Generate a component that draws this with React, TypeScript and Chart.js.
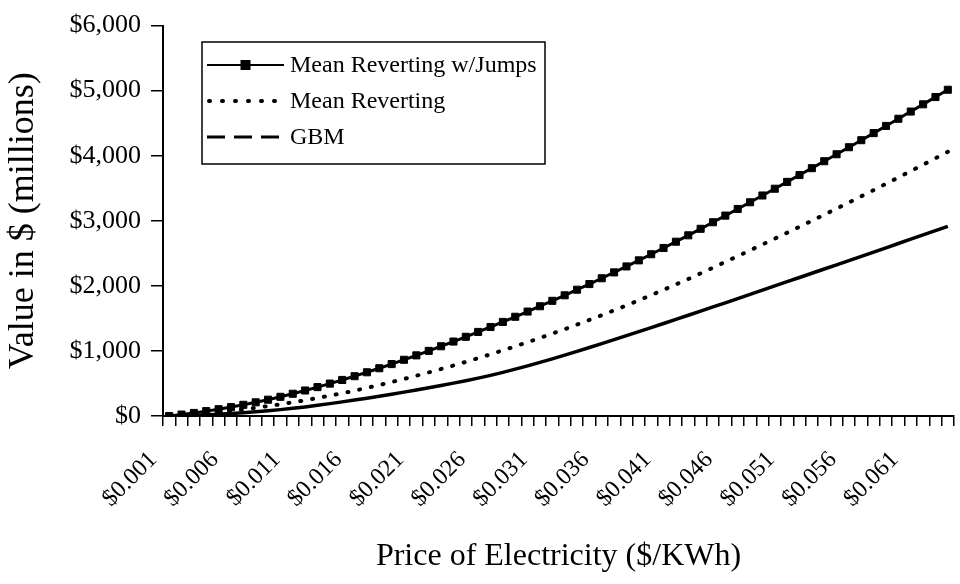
import React, { useEffect, useRef } from "react";
import { Chart, registerables } from "chart.js";

Chart.register(...registerables);

const prices = [
  "$0.001", "$0.002", "$0.003", "$0.004", "$0.005", "$0.006", "$0.007", "$0.008", "$0.009", "$0.010",
  "$0.011", "$0.012", "$0.013", "$0.014", "$0.015", "$0.016", "$0.017", "$0.018", "$0.019", "$0.020",
  "$0.021", "$0.022", "$0.023", "$0.024", "$0.025", "$0.026", "$0.027", "$0.028", "$0.029", "$0.030",
  "$0.031", "$0.032", "$0.033", "$0.034", "$0.035", "$0.036", "$0.037", "$0.038", "$0.039", "$0.040",
  "$0.041", "$0.042", "$0.043", "$0.044", "$0.045", "$0.046", "$0.047", "$0.048", "$0.049", "$0.050",
  "$0.051", "$0.052", "$0.053", "$0.054", "$0.055", "$0.056", "$0.057", "$0.058", "$0.059", "$0.060",
  "$0.061", "$0.062", "$0.063", "$0.064",
];

const meanRevertingJumps = [
  0, 22, 47, 75, 105, 137, 172, 210, 251, 295,
  342, 392, 444, 498, 554, 612, 672, 734, 798, 864,
  932, 1001, 1072, 1144, 1217, 1292, 1368, 1446, 1525, 1605,
  1687, 1770, 1855, 1941, 2028, 2117, 2207, 2299, 2392, 2486,
  2582, 2679, 2777, 2877, 2978, 3080, 3182, 3285, 3389, 3493,
  3598, 3703, 3809, 3916, 4023, 4131, 4239, 4348, 4458, 4568,
  4679, 4790, 4902, 5014,
];

const meanReverting = [
  0, 12, 26, 42, 60, 80, 102, 126, 152, 180,
  210, 242, 276, 312, 350, 390, 432, 476, 522, 570,
  619, 670, 722, 776, 832, 889, 948, 1008, 1070, 1134,
  1199, 1266, 1334, 1404, 1476, 1549, 1624, 1700, 1778, 1858,
  1939, 2022, 2106, 2192, 2280, 2369, 2457, 2546, 2636, 2726,
  2817, 2909, 3001, 3094, 3188, 3282, 3377, 3473, 3569, 3666,
  3764, 3862, 3961, 4061,
];

const gbm = [
  0, 4, 10, 17, 26, 37, 50, 64, 80, 98,
  118, 140, 164, 190, 217, 245, 274, 304, 335, 367,
  400, 434, 469, 505, 542, 582, 625, 671, 720, 771,
  824, 879, 936, 994, 1053, 1113, 1174, 1235, 1297, 1359,
  1422, 1485, 1548, 1612, 1676, 1740, 1804, 1869, 1934, 1999,
  2064, 2129, 2194, 2259, 2324, 2389, 2454, 2519, 2585, 2651,
  2717, 2783, 2849, 2915,
];

const seriesNames = ["Mean Reverting w/Jumps", "Mean Reverting", "GBM"];
const yTitle = "Value in $ (millions)";
const xTitle = "Price of Electricity ($/KWh)";
const labelEvery = 5;

const FONT = "'Liberation Serif', 'Times New Roman', serif";

const legendPlugin = {
  id: "boxLegend",
  afterDatasetsDraw(chart: any) {
    const ctx = chart.ctx as CanvasRenderingContext2D;
    const x0 = 202, y0 = 42, w = 343, h = 122;
    ctx.save();
    ctx.fillStyle = "#fff";
    ctx.fillRect(x0, y0, w, h);
    ctx.strokeStyle = "#000";
    ctx.lineWidth = 1.5;
    ctx.strokeRect(x0, y0, w, h);
    const rows = [65, 101, 137];
    const lx0 = 207, lx1 = 284;
    ctx.font = `24px ${FONT}`;
    ctx.textBaseline = "middle";
    ctx.fillStyle = "#000";
    ctx.beginPath();
    ctx.setLineDash([]);
    ctx.lineWidth = 2;
    ctx.moveTo(lx0, rows[0]);
    ctx.lineTo(lx1, rows[0]);
    ctx.stroke();
    ctx.fillRect((lx0 + lx1) / 2 - 5, rows[0] - 5, 10, 10);
    ctx.beginPath();
    ctx.setLineDash([1, 12]);
    ctx.lineCap = "round";
    ctx.lineWidth = 4;
    ctx.moveTo(lx0 + 2, rows[1]);
    ctx.lineTo(lx1, rows[1]);
    ctx.stroke();
    ctx.beginPath();
    ctx.setLineDash([18, 9]);
    ctx.lineCap = "butt";
    ctx.lineWidth = 3;
    ctx.moveTo(lx0, rows[2]);
    ctx.lineTo(lx1, rows[2]);
    ctx.stroke();
    ctx.setLineDash([]);
    seriesNames.forEach((name, i) => {
      ctx.fillText(name, 290, rows[i] + 1);
    });
    ctx.restore();
  },
};

export default function App() {
  const canvasRef = useRef<HTMLCanvasElement | null>(null);

  useEffect(() => {
    document.body.style.margin = "0";
    const canvas = canvasRef.current!;
    const chart = new Chart(canvas, {
      type: "line",
      data: {
        labels: prices,
        datasets: [
          {
            label: seriesNames[2],
            data: gbm,
            borderColor: "#000",
            borderWidth: 3.5,
            pointRadius: 0,
            fill: false,
            tension: 0,
          },
          {
            label: seriesNames[1],
            data: meanReverting,
            borderColor: "#000",
            borderWidth: 4,
            borderDash: [1, 11],
            borderCapStyle: "round",
            pointRadius: 0,
            fill: false,
            tension: 0,
          },
          {
            label: seriesNames[0],
            data: meanRevertingJumps,
            borderColor: "#000",
            borderWidth: 3,
            pointStyle: "rect",
            pointRadius: 5,
            pointBackgroundColor: "#000",
            pointBorderColor: "#000",
            pointBorderWidth: 1,
            fill: false,
            tension: 0,
          },
        ],
      },
      options: {
        responsive: false,
        animation: false,
        layout: { padding: { top: 20, right: 2, left: 0, bottom: 0 } },
        plugins: {
          legend: { display: false },
          tooltip: { enabled: false },
        },
        scales: {
          x: {
            offset: true,
            grid: {
              offset: true,
              drawOnChartArea: false,
              drawTicks: true,
              tickLength: 10,
              color: "#000",
              lineWidth: 1.5,
            },
            border: { color: "#000", width: 2 },
            ticks: {
              autoSkip: false,
              minRotation: 45,
              maxRotation: 45,
              color: "#000",
              font: { family: FONT, size: 24 },
              padding: 20,
              labelOffset: -16,
              callback: (_v: any, i: number) => (i % labelEvery === 0 ? prices[i] : ""),
            },
            title: {
              display: true,
              text: xTitle,
              color: "#000",
              font: { family: FONT, size: 32 },
              padding: { top: 0, bottom: 8 },
            },
            afterFit: (scale: any) => {
              scale.height = 168;
              scale.paddingRight = 0;
              scale.paddingLeft = 0;
            },
          },
          y: {
            min: 0,
            max: 6000,
            ticks: {
              stepSize: 1000,
              color: "#000",
              font: { family: FONT, size: 26 },
              padding: 10,
              callback: (v: any) => "$" + Number(v).toLocaleString("en-US"),
            },
            grid: {
              drawOnChartArea: false,
              drawTicks: true,
              tickLength: 12,
              color: "#000",
              lineWidth: 1.5,
            },
            border: { color: "#000", width: 2 },
            title: {
              display: true,
              text: yTitle,
              color: "#000",
              font: { family: FONT, size: 36 },
              padding: { top: 2, bottom: 0 },
            },
            afterFit: (scale: any) => {
              scale.width = 163;
            },
          },
        },
      },
      plugins: [legendPlugin],
    });
    return () => chart.destroy();
  }, []);

  return (
    <div style={{ width: 960, height: 584, background: "#fff" }}>
      <canvas ref={canvasRef} width={960} height={584} />
    </div>
  );
}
+++++
- [The exercise]
Quote each line of the listing exactly, but leave the pictures out.

- [Task result]
Generate a component that draws this with React, TypeScript and Chart.js.
import React, { useEffect, useRef } from "react";
import { Chart, registerables } from "chart.js";

Chart.register(...registerables);

const prices = [
  "$0.001", "$0.002", "$0.003", "$0.004", "$0.005", "$0.006", "$0.007", "$0.008", "$0.009", "$0.010",
  "$0.011", "$0.012", "$0.013", "$0.014", "$0.015", "$0.016", "$0.017", "$0.018", "$0.019", "$0.020",
  "$0.021", "$0.022", "$0.023", "$0.024", "$0.025", "$0.026", "$0.027", "$0.028", "$0.029", "$0.030",
  "$0.031", "$0.032", "$0.033", "$0.034", "$0.035", "$0.036", "$0.037", "$0.038", "$0.039", "$0.040",
  "$0.041", "$0.042", "$0.043", "$0.044", "$0.045", "$0.046", "$0.047", "$0.048", "$0.049", "$0.050",
  "$0.051", "$0.052", "$0.053", "$0.054", "$0.055", "$0.056", "$0.057", "$0.058", "$0.059", "$0.060",
  "$0.061", "$0.062", "$0.063", "$0.064",
];

const meanRevertingJumps = [
  0, 22, 47, 75, 105, 137, 172, 210, 251, 295,
  342, 392, 444, 498, 554, 612, 672, 734, 798, 864,
  932, 1001, 1072, 1144, 1217, 1292, 1368, 1446, 1525, 1605,
  1687, 1770, 1855, 1941, 2028, 2117, 2207, 2299, 2392, 2486,
  2582, 2679, 2777, 2877, 2978, 3080, 3182, 3285, 3389, 3493,
  3598, 3703, 3809, 3916, 4023, 4131, 4239, 4348, 4458, 4568,
  4679, 4790, 4902, 5014,
];

const meanReverting = [
  0, 12, 26, 42, 60, 80, 102, 126, 152, 180,
  210, 242, 276, 312, 350, 390, 432, 476, 522, 570,
  619, 670, 722, 776, 832, 889, 948, 1008, 1070, 1134,
  1199, 1266, 1334, 1404, 1476, 1549, 1624, 1700, 1778, 1858,
  1939, 2022, 2106, 2192, 2280, 2369, 2457, 2546, 2636, 2726,
  2817, 2909, 3001, 3094, 3188, 3282, 3377, 3473, 3569, 3666,
  3764, 3862, 3961, 4061,
];

const gbm = [
  0, 4, 10, 17, 26, 37, 50, 64, 80, 98,
  118, 140, 164, 190, 217, 245, 274, 304, 335, 367,
  400, 434, 469, 505, 542, 582, 625, 671, 720, 771,
  824, 879, 936, 994, 1053, 1113, 1174, 1235, 1297, 1359,
  1422, 1485, 1548, 1612, 1676, 1740, 1804, 1869, 1934, 1999,
  2064, 2129, 2194, 2259, 2324, 2389, 2454, 2519, 2585, 2651,
  2717, 2783, 2849, 2915,
];

const seriesNames = ["Mean Reverting w/Jumps", "Mean Reverting", "GBM"];
const yTitle = "Value in $ (millions)";
const xTitle = "Price of Electricity ($/KWh)";
const labelEvery = 5;

const FONT = "'Liberation Serif', 'Times New Roman', serif";

const legendPlugin = {
  id: "boxLegend",
  afterDatasetsDraw(chart: any) {
    const ctx = chart.ctx as CanvasRenderingContext2D;
    const x0 = 202, y0 = 42, w = 343, h = 122;
    ctx.save();
    ctx.fillStyle = "#fff";
    ctx.fillRect(x0, y0, w, h);
    ctx.strokeStyle = "#000";
    ctx.lineWidth = 1.5;
    ctx.strokeRect(x0, y0, w, h);
    const rows = [65, 101, 137];
    const lx0 = 207, lx1 = 284;
    ctx.font = `24px ${FONT}`;
    ctx.textBaseline = "middle";
    ctx.fillStyle = "#000";
    ctx.beginPath();
    ctx.setLineDash([]);
    ctx.lineWidth = 2;
    ctx.moveTo(lx0, rows[0]);
    ctx.lineTo(lx1, rows[0]);
    ctx.stroke();
    ctx.fillRect((lx0 + lx1) / 2 - 5, rows[0] - 5, 10, 10);
    ctx.beginPath();
    ctx.setLineDash([1, 12]);
    ctx.lineCap = "round";
    ctx.lineWidth = 4;
    ctx.moveTo(lx0 + 2, rows[1]);
    ctx.lineTo(lx1, rows[1]);
    ctx.stroke();
    ctx.beginPath();
    ctx.setLineDash([18, 9]);
    ctx.lineCap = "butt";
    ctx.lineWidth = 3;
    ctx.moveTo(lx0, rows[2]);
    ctx.lineTo(lx1, rows[2]);
    ctx.stroke();
    ctx.setLineDash([]);
    seriesNames.forEach((name, i) => {
      ctx.fillText(name, 290, rows[i] + 1);
    });
    ctx.restore();
  },
};

export default function App() {
  const canvasRef = useRef<HTMLCanvasElement | null>(null);

  useEffect(() => {
    document.body.style.margin = "0";
    const canvas = canvasRef.current!;
    const chart = new Chart(canvas, {
      type: "line",
      data: {
        labels: prices,
        datasets: [
          {
            label: seriesNames[2],
            data: gbm,
            borderColor: "#000",
            borderWidth: 3.5,
            pointRadius: 0,
            fill: false,
            tension: 0,
          },
          {
            label: seriesNames[1],
            data: meanReverting,
            borderColor: "#000",
            borderWidth: 4,
            borderDash: [1, 11],
            borderCapStyle: "round",
            pointRadius: 0,
            fill: false,
            tension: 0,
          },
          {
            label: seriesNames[0],
            data: meanRevertingJumps,
            borderColor: "#000",
            borderWidth: 3,
            pointStyle: "rect",
            pointRadius: 5,
            pointBackgroundColor: "#000",
            pointBorderColor: "#000",
            pointBorderWidth: 1,
            fill: false,
            tension: 0,
          },
        ],
      },
      options: {
        responsive: false,
        animation: false,
        layout: { padding: { top: 20, right: 2, left: 0, bottom: 0 } },
        plugins: {
          legend: { display: false },
          tooltip: { enabled: false },
        },
        scales: {
          x: {
            offset: true,
            grid: {
              offset: true,
              drawOnChartArea: false,
              drawTicks: true,
              tickLength: 10,
              color: "#000",
              lineWidth: 1.5,
            },
            border: { color: "#000", width: 2 },
            ticks: {
              autoSkip: false,
              minRotation: 45,
              maxRotation: 45,
              color: "#000",
              font: { family: FONT, size: 24 },
              padding: 20,
              labelOffset: -16,
              callback: (_v: any, i: number) => (i % labelEvery === 0 ? prices[i] : ""),
            },
            title: {
              display: true,
              text: xTitle,
              color: "#000",
              font: { family: FONT, size: 32 },
              padding: { top: 0, bottom: 8 },
            },
            afterFit: (scale: any) => {
              scale.height = 168;
              scale.paddingRight = 0;
              scale.paddingLeft = 0;
            },
          },
          y: {
            min: 0,
            max: 6000,
            ticks: {
              stepSize: 1000,
              color: "#000",
              font: { family: FONT, size: 26 },
              padding: 10,
              callback: (v: any) => "$" + Number(v).toLocaleString("en-US"),
            },
            grid: {
              drawOnChartArea: false,
              drawTicks: true,
              tickLength: 12,
              color: "#000",
              lineWidth: 1.5,
            },
            border: { color: "#000", width: 2 },
            title: {
              display: true,
              text: yTitle,
              color: "#000",
              font: { family: FONT, size: 36 },
              padding: { top: 2, bottom: 0 },
            },
            afterFit: (scale: any) => {
              scale.width = 163;
            },
          },
        },
      },
      plugins: [legendPlugin],
    });
    return () => chart.destroy();
  }, []);

  return (
    <div style={{ width: 960, height: 584, background: "#fff" }}>
      <canvas ref={canvasRef} width={960} height={584} />
    </div>
  );
}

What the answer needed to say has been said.